[Charts and diagrams as code]
>> BEGIN

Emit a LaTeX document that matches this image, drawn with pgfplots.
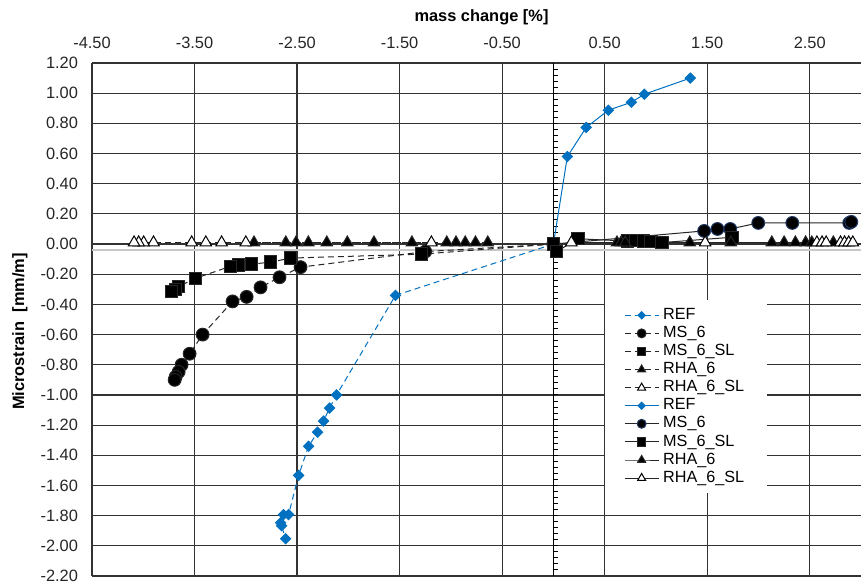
\documentclass[border=0pt]{standalone}
\usepackage{pgfplots}
\pgfplotsset{compat=1.18}
\usepackage{fontspec}
\setmainfont{Liberation Sans}
\definecolor{refblue}{RGB}{0,112,192}
\definecolor{msedge}{RGB}{31,56,100}
\definecolor{axgrey}{RGB}{200,200,200}
\begin{document}
\begin{tikzpicture}
\useasboundingbox (-46pt,-4pt) rectangle (384.5pt,288pt);
\begin{axis}[
  at={(0,0)}, anchor=south west,
  scale only axis, width=384.5pt, height=256.5pt,
  xmin=-4.5, xmax=3.0, ymin=-2.2, ymax=1.2,
  xtick={-4.5,-3.5,-2.5,-1.5,-0.5,0.5,1.5,2.5},
  ytick={-2.2,-2.0,-1.8,-1.6,-1.4,-1.2,-1.0,-0.8,-0.6,-0.4,-0.2,0,0.2,0.4,0.6,0.8,1.0,1.2},
  xticklabel pos=upper,
  axis line style={draw=none},
  major tick length=0pt,
  grid=major,
  major grid style={black!80, line width=0.6pt},
  /pgf/number format/assume math mode=true,
  /pgf/number format/fixed, /pgf/number format/fixed zerofill, /pgf/number format/precision=2,
  tick label style={font=\fontsize{8.2}{9}\selectfont, text=black!85},
  xticklabel style={yshift=3.5pt},
  yticklabel style={xshift=-3.5pt},
  xlabel={\textbf{mass change [\%]}},
  xlabel style={at={(axis description cs:0.5,1)}, anchor=center, yshift=23pt, xshift=2.5pt, font=\fontsize{8.2}{9}\selectfont},
  ylabel={\textbf{Microstrain\ \ [mm/m]}},
  ylabel style={at={(axis description cs:0,0.5)}, anchor=center, yshift=36pt, xshift=-6pt, font=\fontsize{8.2}{9}\selectfont},
  legend style={at={(axis cs:0.50,-0.37)}, anchor=north west, draw=none, fill=white,
    font=\fontsize{8.1}{9}\selectfont, row sep=-2.1pt, inner xsep=9.5pt, inner ysep=2pt},
  legend cell align=left,
  legend image post style={every mark/.append style={scale=0.7}},
  every axis plot/.append style={line width=0.5pt},
]
% decorations: axis lines
\draw[axgrey, line width=1.1pt] (axis cs:-4.5,-0.04) -- (axis cs:3.0,-0.04);
\draw[black, line width=0.6pt] (axis cs:0,-2.2) -- (axis cs:0,1.2);
\foreach \k in {1,...,84}{
  \pgfmathsetmacro{\yy}{-2.2+0.04*\k}
  \edef\temp{\noexpand\draw[black, line width=0.5pt] (axis cs:0,\yy) -- ++(2.2pt,0pt);}
  \temp
}

% dashed series (negative side)
\addplot[refblue, densely dashed, mark=square*, mark size=1.8pt, mark options={solid, rotate=45, fill=refblue}]
 coordinates {(0,0) (-1.54,-0.34) (-2.115,-1.00) (-2.183,-1.087) (-2.242,-1.173) (-2.30,-1.247) (-2.388,-1.34) (-2.485,-1.533) (-2.583,-1.793) (-2.632,-1.793) (-2.661,-1.847) (-2.651,-1.867) (-2.612,-1.953)};
\addlegendentry{REF}
\addplot[black!85, densely dashed, mark=*, mark size=3.2pt, mark options={solid, fill=black}]
 coordinates {(0,0) (-1.25,-0.05) (-2.466,-0.153) (-2.671,-0.22) (-2.856,-0.287) (-2.992,-0.35) (-3.129,-0.38) (-3.421,-0.60) (-3.548,-0.727) (-3.626,-0.80) (-3.655,-0.847) (-3.684,-0.88) (-3.694,-0.90)};
\addlegendentry{MS\_6}
\addplot[black!85, densely dashed, mark=square*, mark size=3.1pt, mark options={solid, fill=black}]
 coordinates {(0,0) (-1.287,-0.067) (-2.563,-0.093) (-2.758,-0.12) (-2.943,-0.133) (-3.07,-0.14) (-3.148,-0.147) (-3.489,-0.227) (-3.655,-0.28) (-3.684,-0.30) (-3.723,-0.313)};
\addlegendentry{MS\_6\_SL}
\addplot[black!85, densely dashed, mark=triangle*, mark size=3.3pt, mark options={solid, fill=black}]
 coordinates {(-0.64,0.01) (-0.76,0.01) (-0.86,0.01) (-0.95,0.01) (-1.04,0.01) (-1.38,0.01) (-1.75,0.01) (-2.01,0.01) (-2.21,0.01) (-2.39,0.01) (-2.51,0.01) (-2.61,0.01) (-2.92,0.01)};
\addlegendentry{RHA\_6}
\addplot[black!85, densely dashed, mark=triangle*, mark size=3.3pt, mark options={solid, fill=white, draw=black}]
 coordinates {(-1.19,0.01) (-3.00,0.01) (-3.236,0.01) (-3.39,0.01) (-3.528,0.01) (-3.90,0.01) (-3.996,0.01) (-4.045,0.01) (-4.09,0.01)};
\addlegendentry{RHA\_6\_SL}

% solid series (positive side)
\addplot[refblue, solid, mark=square*, mark size=1.8pt, mark options={rotate=45, fill=refblue}]
 coordinates {(0,0) (0.136,0.58) (0.32,0.773) (0.536,0.887) (0.76,0.94) (0.887,0.993) (1.335,1.10)};
\addlegendentry{REF}
\addplot[black!85, solid, mark=*, mark size=3.2pt, mark options={fill=black, draw=msedge}]
 coordinates {(0,0) (1.47,0.087) (1.60,0.10) (1.725,0.10) (1.998,0.14) (2.33,0.14) (2.885,0.14) (2.905,0.147)};
\addlegendentry{MS\_6}
\addplot[black!85, solid, mark=square*, mark size=3.1pt, mark options={fill=black}]
 coordinates {(0,0) (0.03,-0.05) (0.24,0.035) (0.72,0.02) (0.80,0.025) (0.88,0.02) (0.95,0.015) (1.06,0.01) (1.74,0.045)};
\addlegendentry{MS\_6\_SL}
\addplot[black!85, solid, mark=triangle*, mark size=3.3pt, mark options={fill=black}]
 coordinates {(0.62,0.01) (0.66,0.01) (0.70,0.01) (1.33,0.01) (1.73,0.01) (2.13,0.01) (2.25,0.01) (2.36,0.01) (2.46,0.01) (2.52,0.01) (2.73,0.01)};
\addlegendentry{RHA\_6}
\addplot[black!85, solid, mark=triangle*, mark size=3.3pt, mark options={fill=white, draw=black}]
 coordinates {(0.175,0.01) (1.48,0.01) (2.57,0.01) (2.62,0.01) (2.66,0.01) (2.80,0.01) (2.84,0.01) (2.88,0.01) (2.92,0.01)};
\addlegendentry{RHA\_6\_SL}
\end{axis}
\end{tikzpicture}
\end{document}
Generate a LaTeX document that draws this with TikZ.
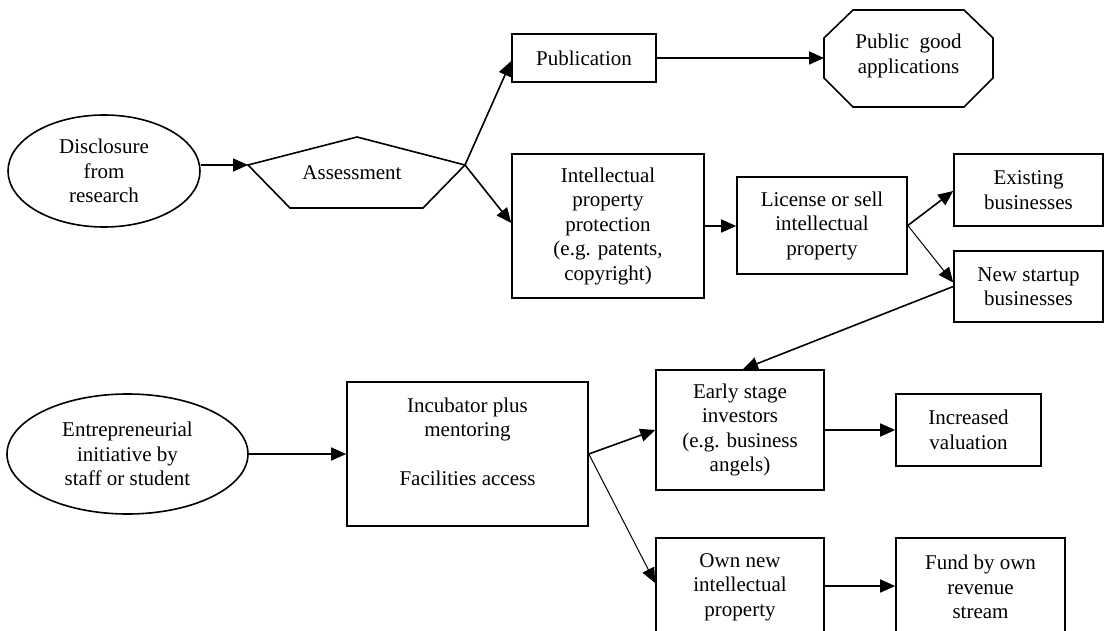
\documentclass[tikz,border=0pt]{standalone}
\usepackage{fontspec}
\setmainfont{Liberation Serif}
\usetikzlibrary{arrows.meta,shapes.geometric,calc}
\tikzset{
  lbl/.style={font=\fontsize{21}{24.5}\selectfont, align=center, inner sep=0pt},
  box/.style={lbl, draw, line width=1.6pt},
  oval/.style={lbl, draw, ellipse, line width=1.6pt},
  shapeline/.style={line width=1.6pt, line join=miter},
  conn/.style={line width=1.6pt, -{Triangle[length=15pt,width=13pt]}},
  thinconn/.style={line width=1pt, -{Triangle[length=15pt,width=13pt]}}
}
\begin{document}
\begin{tikzpicture}[x=1pt,y=-1pt]
\useasboundingbox (0,0) rectangle (1110,631);
\clip (0,0) rectangle (1110,631);
% ellipses
\node[oval, minimum width=192pt, minimum height=112pt] (disc) at (104,171) {Disclosure\\from\\research};
\node[oval, minimum width=241pt, minimum height=120pt] (entre) at (127.5,454) {Entrepreneurial\\initiative by\\staff or student};
% pentagon
\coordinate (aL) at (248,165);
\coordinate (aT) at (357,137);
\coordinate (aR) at (465,165);
\coordinate (aBR) at (423,208);
\coordinate (aBL) at (290,208);
\draw[shapeline] (aL) -- (aT) -- (aR) -- (aBR) -- (aBL) -- cycle;
\node[lbl] (asl) at (352,173) {Assessment};
% octagon
\coordinate (o1) at (853,10);
\coordinate (o2) at (964,10);
\coordinate (o3) at (993,38);
\coordinate (o4) at (993,78);
\coordinate (o5) at (964,107);
\coordinate (o6) at (853,107);
\coordinate (o7) at (824,78);
\coordinate (o8) at (824,38);
\coordinate (oW) at (824,58);
\draw[shapeline] (o1) -- (o2) -- (o3) -- (o4) -- (o5) -- (o6) -- (o7) -- (o8) -- cycle;
\node[lbl] (pga) at (908.5,56) {Public\ \ good\\applications};
% boxes
\node[box, minimum width=144pt, minimum height=48pt] (pub) at (584,58) {Publication};
\node[box, minimum width=192pt, minimum height=144pt] (ip) at (608,226) {Intellectual\\property\\protection\\(e.g. patents,\\copyright)};
\node[box, minimum width=170pt, minimum height=97pt] (lic) at (822,225.5) {License or sell\\intellectual\\property};
\node[box, minimum width=149pt, minimum height=72pt] (exist) at (1028.5,190) {Existing\\businesses};
\node[box, minimum width=149pt, minimum height=71pt] (newst) at (1028.5,286.5) {New startup\\businesses};
\node[box, minimum width=241pt, minimum height=144pt] (incub) at (467.5,454) {Incubator plus\\mentoring\\\mbox{}\\Facilities access\\\mbox{}};
\node[box, minimum width=168pt, minimum height=120pt] (early) at (740,430) {Early stage\\investors\\(e.g. business\\angels)};
\node[box, minimum width=145pt, minimum height=72pt] (incr) at (968.5,430) {Increased\\valuation};
\node[box, minimum width=168pt, minimum height=98pt] (own) at (740,587) {Own new\\intellectual\\property};
\node[box, minimum width=169pt, minimum height=98pt] (fund) at (980.5,587) {Fund by own\\revenue\\stream};
% connectors
\draw[conn] (disc.east |- aL) -- (aL);
\draw[conn] (aR) -- ($(pub.west)+(0,3)$);
\draw[conn] (aR) -- ($(ip.west)+(0,-3)$);
\draw[conn] (pub.east) -- (oW);
\draw[conn] (ip.east) -- (ip.east -| lic.west);
\draw[conn] (lic.east) -- ($(exist.west)+(0,1)$);
\draw[thinconn] (lic.east) -- ($(newst.west)+(0,-4)$);
\draw[conn] ($(newst.west)+(0,0)$) -- ($(early.north)+(3,0)$);
\draw[conn] (entre.east) -- (incub.west);
\draw[conn] (incub.east) -- (early.west);
\draw[thinconn] (incub.east) -- ($(own.west)+(0,-4)$);
\draw[conn] (early.east) -- (incr.west);
\draw[conn] ($(own.east)+(0,-1)$) -- ($(fund.west)+(0,-1)$);
\end{tikzpicture}
\end{document}
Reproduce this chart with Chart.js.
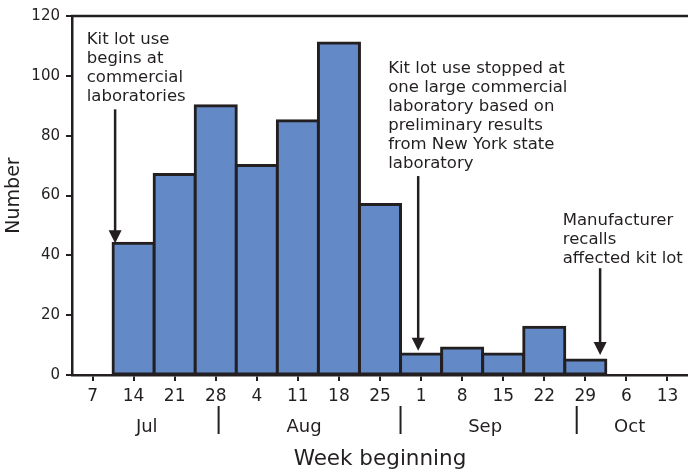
<!DOCTYPE html>
<html>
<head>
<meta charset="utf-8">
<script src="https://cdn.jsdelivr.net/npm/chart.js@4.4.1/dist/chart.umd.min.js"></script>
<style>
  html, body { margin: 0; padding: 0; background: #fff; }
</style>
</head>
<body>
<canvas id="chart" width="688" height="470"></canvas>
<script>
// week beginning (day of month) and number of reports
var weeks = ['7', '14', '21', '28', '4', '11', '18', '25', '1', '8', '15', '22', '29', '6', '13'];
var counts = [0, 44, 67, 90, 70, 85, 111, 57, 7, 9, 7, 16, 5, 0, 0];
var yTicks = [0, 20, 40, 60, 80, 100, 120];

var months = ['Jul', 'Aug', 'Sep', 'Oct'];
// month boundaries, in week slots (Aug 1 is 4 days into the week of Jul 28, etc)
var monthBreaks = [3.07, 7.5, 11.79];
var monthMid = [1.32, 5.15, 9.56, 13.08];

var noteText = [
    ['Kit lot use', 'begins at', 'commercial', 'laboratories'],
    ['Kit lot use stopped at', 'one large commercial', 'laboratory based on', 'preliminary results', 'from New York state', 'laboratory'],
    ['Manufacturer', 'recalls', 'affected kit lot']
];
// note anchors in data units (x = week slot, y = count)
var notePlace = [
    { x: -0.14, y: 110.8, arrowAt: 0.55, arrowFrom: 88.8, arrowTo: 44 },
    { x: 7.2, y: 101, arrowAt: 7.93, arrowFrom: 66.5, arrowTo: 8.1 },
    { x: 11.45, y: 50.1, arrowAt: 12.36, arrowFrom: 35.7, arrowTo: 6.7 }
];

var ink = '#231f20';
var font = "'DejaVu Sans', sans-serif";

var extras = {
    id: 'extras',
    afterDraw: function (chart) {
        var ctx = chart.ctx;
        var x = chart.scales.x;
        var y = chart.scales.y;
        var area = chart.chartArea;

        ctx.save();
        ctx.strokeStyle = ink;
        ctx.fillStyle = ink;
        ctx.lineWidth = 2.5;

        // top frame line
        ctx.beginPath();
        ctx.moveTo(area.left - 1, area.top);
        ctx.lineTo(area.right, area.top);
        ctx.stroke();

        // notes and arrows
        ctx.font = '16.5px ' + font;
        ctx.textAlign = 'left';
        ctx.textBaseline = 'alphabetic';
        for (var i = 0; i < noteText.length; i++) {
            var p = notePlace[i];
            var tx = x.getPixelForValue(p.x);
            var ty = y.getPixelForValue(p.y);
            for (var j = 0; j < noteText[i].length; j++) {
                ctx.fillText(noteText[i][j], tx, ty + j * 19);
            }
            var ax = x.getPixelForValue(p.arrowAt);
            var a0 = y.getPixelForValue(p.arrowFrom);
            var a1 = y.getPixelForValue(p.arrowTo);
            ctx.beginPath();
            ctx.moveTo(ax, a0);
            ctx.lineTo(ax, a1 - 10);
            ctx.stroke();
            ctx.beginPath();
            ctx.moveTo(ax - 6.5, a1 - 13);
            ctx.lineTo(ax + 6.5, a1 - 13);
            ctx.lineTo(ax, a1);
            ctx.closePath();
            ctx.fill();
        }

        // month separators and labels
        ctx.lineWidth = 2;
        for (var k = 0; k < monthBreaks.length; k++) {
            var bx = x.getPixelForValue(monthBreaks[k]);
            ctx.beginPath();
            ctx.moveTo(bx, x.top + 31);
            ctx.lineTo(bx, x.top + 59);
            ctx.stroke();
        }
        ctx.font = '18px ' + font;
        ctx.textAlign = 'center';
        for (var m = 0; m < months.length; m++) {
            ctx.fillText(months[m], x.getPixelForValue(monthMid[m]), x.top + 56.5);
        }
        ctx.restore();
    }
};

var ctx = document.getElementById('chart').getContext('2d');
new Chart(ctx, {
    type: 'bar',
    data: {
        labels: weeks,
        datasets: [{
            data: counts,
            backgroundColor: '#6389c6',
            borderColor: ink,
            borderWidth: 3,
            borderSkipped: false,
            inflateAmount: 1.5,
            barPercentage: 1,
            categoryPercentage: 1
        }]
    },
    options: {
        responsive: false,
        animation: false,
        layout: { padding: { top: 16, right: 0, bottom: 0, left: 0 } },
        plugins: {
            legend: { display: false },
            tooltip: { enabled: false }
        },
        scales: {
            x: {
                offset: true,
                afterFit: function (s) { s.height = 95; },
                grid: { offset: false, drawOnChartArea: false, drawTicks: true, tickLength: 6, lineWidth: 2, color: ink },
                border: { display: true, color: ink, width: 2.5 },
                ticks: { color: ink, font: { family: font, size: 17 }, padding: 5, maxRotation: 0, autoSkip: false },
                title: { display: true, text: 'Week beginning', color: ink, font: { family: font, size: 21.5 }, padding: { top: 0, bottom: -2 } }
            },
            y: {
                min: 0,
                max: 120,
                afterFit: function (s) { s.width = 72; },
                afterBuildTicks: function (s) { s.ticks = yTicks.map(function (v) { return { value: v }; }); },
                grid: { drawOnChartArea: false, drawTicks: true, tickLength: 6, lineWidth: 2, color: ink },
                border: { display: true, color: ink, width: 2.5 },
                ticks: { color: ink, font: { family: font, size: 15 }, padding: 6 },
                title: { display: true, text: 'Number', color: ink, font: { family: font, size: 19 }, padding: { top: 3, bottom: 0 } }
            }
        }
    },
    plugins: [extras]
});
</script>
</body>
</html>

>> END

• **WRITTEN EXERCISE**: Nothing but the lines from the one with "Reproduce this chart with Chart.js." down to the one with "var monthMid = [1.32, 5.15, 9.56, 13.08];" should be printed, both of them included. Leave out the pictures.

• **ANSWER TO THIS TASK**:
Reproduce this chart with Chart.js.
<!DOCTYPE html>
<html>
<head>
<meta charset="utf-8">
<script src="https://cdn.jsdelivr.net/npm/chart.js@4.4.1/dist/chart.umd.min.js"></script>
<style>
  html, body { margin: 0; padding: 0; background: #fff; }
</style>
</head>
<body>
<canvas id="chart" width="688" height="470"></canvas>
<script>
// week beginning (day of month) and number of reports
var weeks = ['7', '14', '21', '28', '4', '11', '18', '25', '1', '8', '15', '22', '29', '6', '13'];
var counts = [0, 44, 67, 90, 70, 85, 111, 57, 7, 9, 7, 16, 5, 0, 0];
var yTicks = [0, 20, 40, 60, 80, 100, 120];

var months = ['Jul', 'Aug', 'Sep', 'Oct'];
// month boundaries, in week slots (Aug 1 is 4 days into the week of Jul 28, etc)
var monthBreaks = [3.07, 7.5, 11.79];
var monthMid = [1.32, 5.15, 9.56, 13.08];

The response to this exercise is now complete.